Common Suit Bag Mistakes That Create Wrinkles

Wrinkles often come from a few repeat errors. Fix these and you’ll see a jump in arrival sharpness.

Stuffing A Suit Bag Like A Duffel

A suit bag isn’t a spare suitcase. When it turns into one, the suit becomes padding for everything else. Keep the suit bag focused on clothing that benefits from space and flat pressure.

Folding Without Smoothing

Fold lines form where fabric bunches. Before each fold, smooth the cloth with your hand. Two seconds of smoothing beats twenty minutes of hotel-room ironing.

Letting Hard Items Press Into Wool

Belts and shoe soles create harsh edges. Harsh edges leave marks. Keep hard items in a separate bag pocket, not against the suit panels.
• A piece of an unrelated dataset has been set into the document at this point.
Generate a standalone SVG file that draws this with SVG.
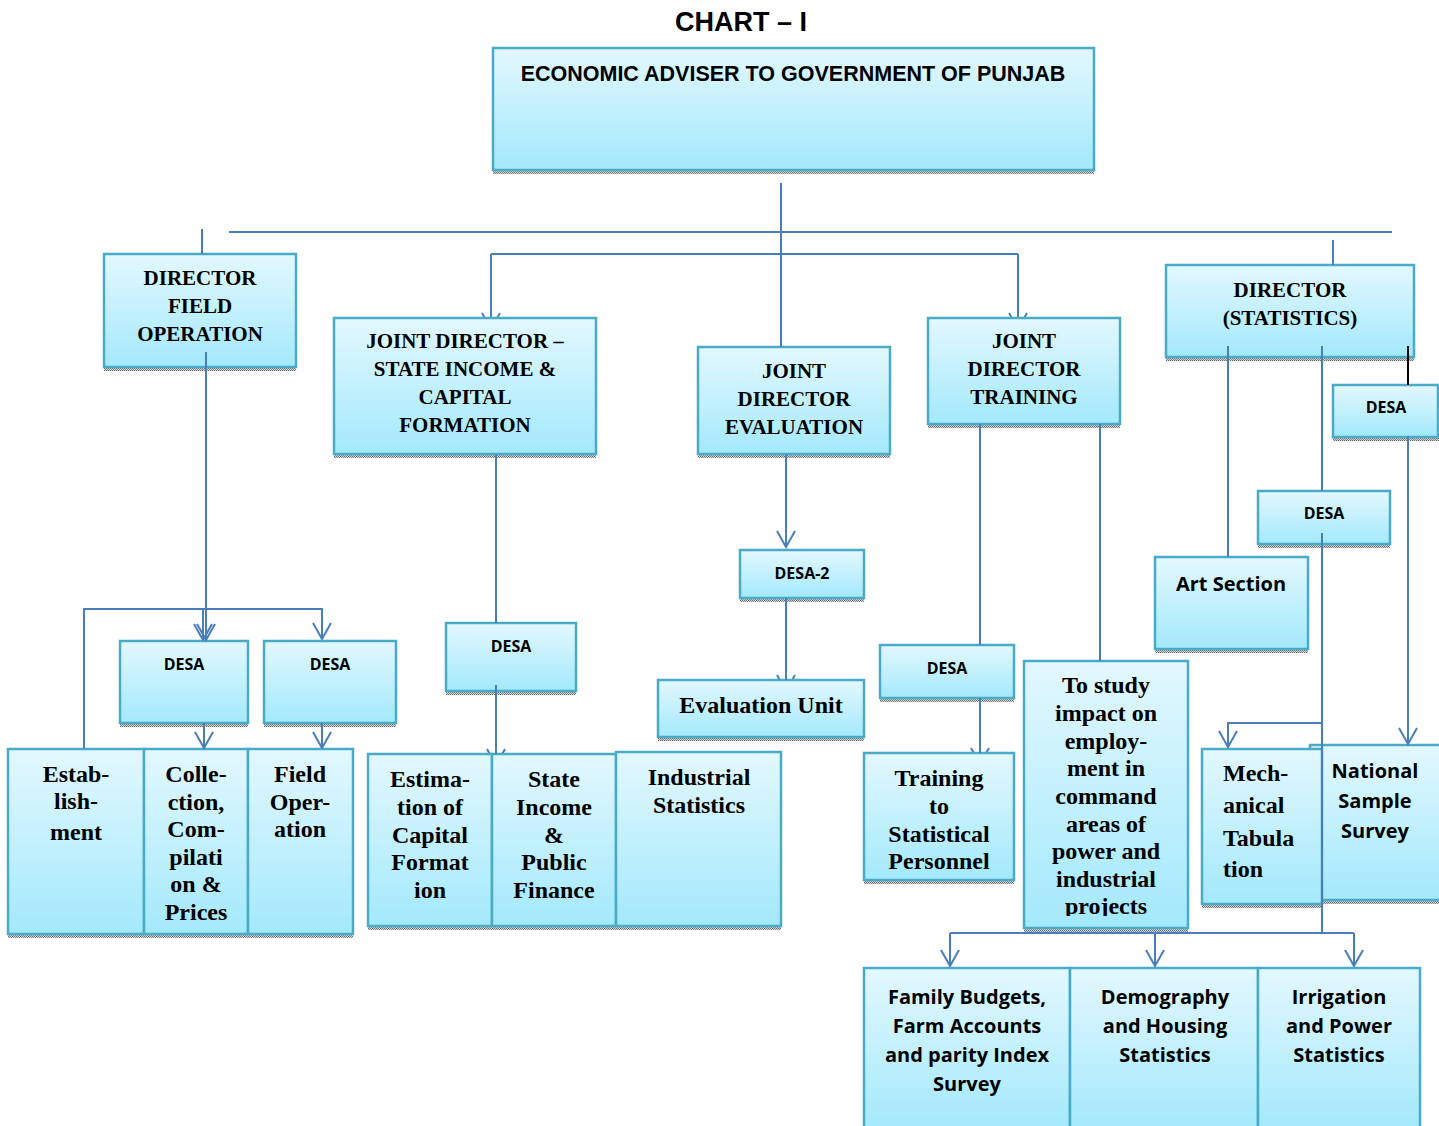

When Checking The Suit Bag Is The Smarter Call

Sometimes checking is the calmer play. If you’re carrying gifts, traveling with kids, or catching tight connections, keeping your hands free can matter more than cabin control.

If you check a suit bag, lower your risk with a few moves:

  • Use a bag with structure and reinforced corners.
  • Place a name tag on the outside and a card inside.
  • Pack the suit in a way that keeps seams from being crushed.
  • Arrive earlier so you can check at the counter, not in a gate rush.

One more reality: on small jets, gate-check can happen even when you did everything right. If that possibility would ruin your trip, a suit inside a standard carry-on roller (with a suit folder) is often the safest cabin bet.

Carry-On Suit Bag Plan You Can Rely On

If you want the cleanest odds of boarding with a suit bag, follow this simple plan:

  1. Pick a bi-fold or tri-fold garment bag that stays slim when packed.
  2. Keep the suit compartment for the suit, shirt, and tie only.
  3. Put shoes, toiletries, and chargers in your personal item or roller carry-on.
  4. Board with only two items in hand.
  5. Stow the suit bag flat in the bin when space allows.

Do that, and you’ll usually walk off the plane with your suit in your hands, not on the carousel, and you’ll spend less time fighting creases in a hotel mirror.